#### [Problem details]
Copy out the lines that include the word "this".

[Items from a dataset]
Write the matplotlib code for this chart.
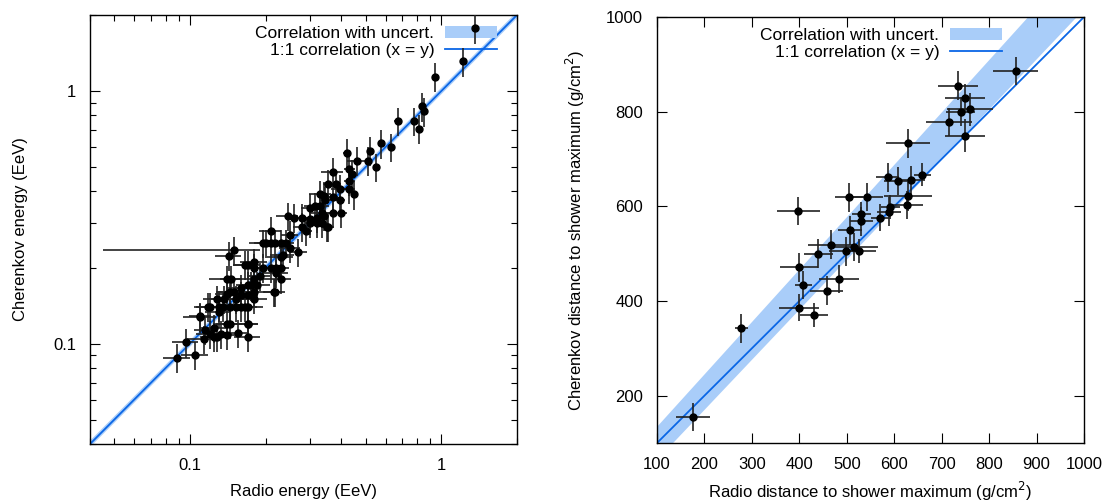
import matplotlib
matplotlib.use("Agg")
import matplotlib.pyplot as plt
import numpy as np
from matplotlib.ticker import LogLocator, FixedLocator, NullFormatter, FixedFormatter

plt.rcParams['font.family'] = ['Liberation Sans', 'DejaVu Sans']
plt.rcParams['font.size'] = 12

# left panel: energies (EeV)
radio_energy = [1.36, 1.22, 0.94, 0.84, 0.855, 0.815, 0.78, 0.67, 0.63, 0.575,
                0.55, 0.52, 0.51, 0.46, 0.42, 0.43, 0.44, 0.45, 0.37, 0.43,
                0.355, 0.38, 0.37, 0.395, 0.43, 0.40, 0.37, 0.34, 0.33, 0.33,
                0.335, 0.34, 0.30, 0.315, 0.32, 0.30, 0.28, 0.26, 0.245, 0.28,
                0.29, 0.32, 0.35, 0.21, 0.25, 0.20, 0.21, 0.23, 0.395, 0.30,
                0.336, 0.355, 0.345,
                0.195, 0.217, 0.24, 0.25, 0.27, 0.235, 0.23, 0.23, 0.22, 0.22,
                0.23, 0.215, 0.195, 0.18, 0.17, 0.165, 0.18, 0.19, 0.18, 0.175,
                0.185, 0.18, 0.18, 0.17, 0.17, 0.17, 0.17, 0.155, 0.143, 0.14,
                0.146, 0.144, 0.14, 0.15, 0.16, 0.16, 0.153, 0.16, 0.153, 0.144,
                0.135, 0.128, 0.13, 0.12, 0.11, 0.125, 0.115, 0.12, 0.114, 0.128,
                0.14, 0.14, 0.144, 0.096, 0.105, 0.089, 0.17, 0.21, 0.217, 0.137,
                0.165, 0.118, 0.11, 0.13, 0.133, 0.125, 0.17]
cherenkov_energy = [1.77, 1.31, 1.14, 0.87, 0.83, 0.71, 0.76, 0.76, 0.60, 0.62,
                    0.50, 0.58, 0.53, 0.53, 0.57, 0.49, 0.47, 0.39, 0.48, 0.44,
                    0.43, 0.43, 0.38, 0.41, 0.41, 0.33, 0.33, 0.385, 0.39, 0.35,
                    0.33, 0.32, 0.345, 0.35, 0.315, 0.31, 0.315, 0.315, 0.32, 0.29,
                    0.28, 0.30, 0.29, 0.28, 0.27, 0.25, 0.25, 0.25, 0.37, 0.30,
                    0.30, 0.29, 0.37,
                    0.25, 0.25, 0.25, 0.24, 0.23, 0.225, 0.22, 0.20, 0.20, 0.19,
                    0.18, 0.16, 0.20, 0.21, 0.205, 0.205, 0.20, 0.185, 0.18, 0.17,
                    0.17, 0.16, 0.15, 0.155, 0.14, 0.12, 0.106, 0.11, 0.223, 0.18,
                    0.18, 0.16, 0.157, 0.16, 0.166, 0.155, 0.15, 0.14, 0.14, 0.14,
                    0.14, 0.15, 0.14, 0.14, 0.127, 0.115, 0.113, 0.109, 0.104, 0.106,
                    0.12, 0.108, 0.12, 0.101, 0.09, 0.088, 0.17, 0.20, 0.16, 0.15,
                    0.14, 0.14, 0.128, 0.133, 0.109, 0.106, 0.12]
radio_energy_rel_err = [0.02, 0.02, 0.02, 0.02, 0.02, 0.02, 0.02, 0.03, 0.03, 0.03,
                        0.03, 0.03, 0.03, 0.08, 0.03, 0.05, 0.03, 0.03, 0.10, 0.05,
                        0.05, 0.05, 0.05, 0.08, 0.05, 0.05, 0.08, 0.05, 0.10, 0.08,
                        0.10, 0.05, 0.08, 0.10, 0.05, 0.08, 0.10, 0.05, 0.10, 0.08,
                        0.05, 0.08, 0.05, 0.10, 0.08, 0.10, 0.12, 0.10, 0.05, 0.05,
                        0.05, 0.05, 0.05,
                        0.12, 0.10, 0.08, 0.10, 0.08, 0.10, 0.12, 0.08, 0.10, 0.12,
                        0.10, 0.08, 0.10, 0.12, 0.12, 0.10, 0.08, 0.10, 0.15, 0.10,
                        0.12, 0.10, 0.12, 0.10, 0.15, 0.10, 0.12, 0.10, 0.12, 0.15,
                        0.10, 0.12, 0.10, 0.15, 0.12, 0.10, 0.12, 0.15, 0.10, 0.12,
                        0.10, 0.12, 0.15, 0.12, 0.15, 0.12, 0.10, 0.12, 0.15, 0.10,
                        0.12, 0.10, 0.12, 0.12, 0.12, 0.12, 0.10, 0.08, 0.10, 0.12,
                        0.10, 0.12, 0.10, 0.12, 0.10, 0.12, 0.10]
cherenkov_energy_rel_err = 0.13

# the one event with a very long radio error bar
long_radio = 0.15
long_cherenkov = 0.234
long_radio_lo = 0.045
long_radio_hi = 0.19

# left panel correlation band (relative to x)
energy_band_lo = 0.98
energy_band_hi = 1.04

# right panel: distance to shower maximum (g/cm^2)
radio_xmax = [176, 278, 398, 400, 408, 399, 431, 458, 484, 440,
              467, 498, 515, 526, 507, 531, 531, 505, 542, 570,
              589, 592, 586, 609, 626, 629, 635, 659, 629, 716,
              740, 760, 749, 735, 749, 856]
cherenkov_xmax = [155, 342, 590, 471, 434, 386, 370, 422, 446, 500,
                  519, 505, 514, 505, 549, 568, 584, 619, 620, 576,
                  589, 599, 661, 653, 603, 621, 656, 667, 733, 778,
                  800, 805, 828, 855, 749, 886]
radio_xmax_err = [36, 14, 46, 40, 18, 42, 30, 35, 42, 30,
                  48, 35, 50, 35, 25, 25, 20, 30, 35, 18,
                  25, 20, 25, 30, 35, 50, 30, 18, 47, 48,
                  30, 48, 42, 42, 42, 47]
cherenkov_xmax_err = [29, 30, 30, 30, 30, 28, 25, 30, 30, 30,
                      30, 30, 30, 25, 30, 30, 25, 30, 30, 28,
                      30, 25, 30, 30, 30, 30, 30, 25, 30, 30,
                      30, 35, 30, 30, 35, 30]

# right panel correlation band edges at x = 100 and x = 1000
xmax_band_x = [100, 1000]
xmax_band_lo = [64, 1016]
xmax_band_hi = [134, 1130]

band_color = '#a9cdf9'
line_color = '#0a66e6'

fig = plt.figure(figsize=(11.17, 5.04), dpi=100)
ax1 = fig.add_axes([90 / 1117, 1 - 444 / 504, 427 / 1117, 429 / 504])
ax2 = fig.add_axes([657 / 1117, 1 - 443 / 504, 427 / 1117, 426 / 504])

# ---- left panel
xs = np.geomspace(0.04, 2, 200)
ax1.fill_between(xs, xs * energy_band_lo, xs * energy_band_hi, color=band_color,
                 lw=0, label='Correlation with uncert.')
ax1.plot(xs, xs, color=line_color, lw=1.3, label='1:1 correlation (x = y)')
re = np.array(radio_energy)
ce = np.array(cherenkov_energy)
ax1.errorbar(re, ce, xerr=re * np.array(radio_energy_rel_err), yerr=ce * cherenkov_energy_rel_err,
             fmt='o', color='black', ecolor='#222222', elinewidth=1.2, ms=5, capsize=0, zorder=6)
ax1.errorbar([long_radio], [long_cherenkov],
             xerr=[[long_radio - long_radio_lo], [long_radio_hi - long_radio]],
             yerr=[long_cherenkov * cherenkov_energy_rel_err],
             fmt='o', color='black', ecolor='#222222', elinewidth=1.2, ms=5, capsize=0, zorder=6)
ax1.set_xscale('log')
ax1.set_yscale('log')
ax1.set_xlim(0.04, 2)
ax1.set_ylim(0.04, 2)
for axis in (ax1.xaxis, ax1.yaxis):
    axis.set_major_locator(FixedLocator([0.1, 1]))
    axis.set_major_formatter(FixedFormatter(['0.1', '1']))
    axis.set_minor_locator(LogLocator(base=10, subs=np.arange(2, 10)))
    axis.set_minor_formatter(NullFormatter())
ax1.set_xlabel('Radio energy (EeV)', labelpad=8)
ax1.set_ylabel('Cherenkov energy (EeV)', labelpad=18)

# ---- right panel
ax2.fill_between(xmax_band_x, xmax_band_lo, xmax_band_hi, color=band_color, lw=0,
                 label='Correlation with uncert.')
ax2.plot([100, 1000], [100, 1000], color=line_color, lw=1.3, label='1:1 correlation (x = y)')
ax2.errorbar(radio_xmax, cherenkov_xmax, xerr=radio_xmax_err, yerr=cherenkov_xmax_err,
             fmt='o', color='black', ecolor='#222222', elinewidth=1.2, ms=5, capsize=0, zorder=6)
ax2.set_xlim(100, 1000)
ax2.set_ylim(100, 1000)
ax2.set_xticks(range(100, 1001, 100))
ax2.set_yticks(range(200, 1001, 200))
ax2.set_xlabel('Radio distance to shower maximum (g/cm$^2$)', labelpad=6)
ax2.set_ylabel('Cherenkov distance to shower maximum (g/cm$^2$)', labelpad=14)

for ax, anchor_x in ((ax1, 0.981), (ax2, 0.836)):
    ax.tick_params(which='both', direction='in', top=True, right=True, labelsize=12)
    ax.tick_params(which='major', length=7, width=0.8, pad=10)
    ax.tick_params(which='minor', length=4, width=0.8)
    for s in ax.spines.values():
        s.set_linewidth(1.0)
    leg = ax.legend(loc='upper right', bbox_to_anchor=(anchor_x, 1.003), frameon=False,
                    markerfirst=False, fontsize=12.5, handlelength=3.0, borderaxespad=0.3,
                    labelspacing=0.1, handletextpad=0.6)
    leg.set_zorder(4)

fig.savefig('out.png', dpi=100)
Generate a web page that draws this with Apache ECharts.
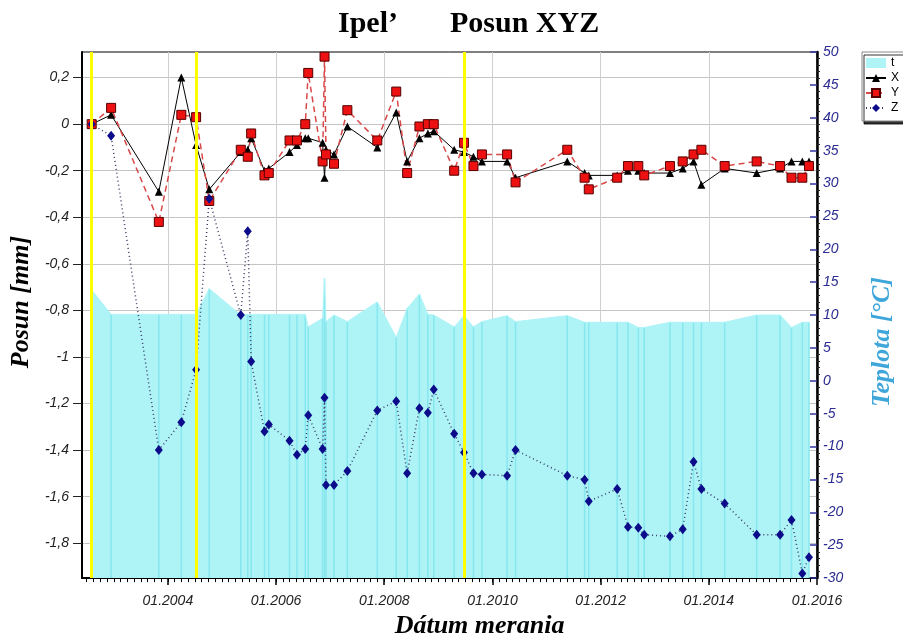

#### [Final result]
Write the matplotlib code for this chart.
Generate a web page that draws this with Apache ECharts.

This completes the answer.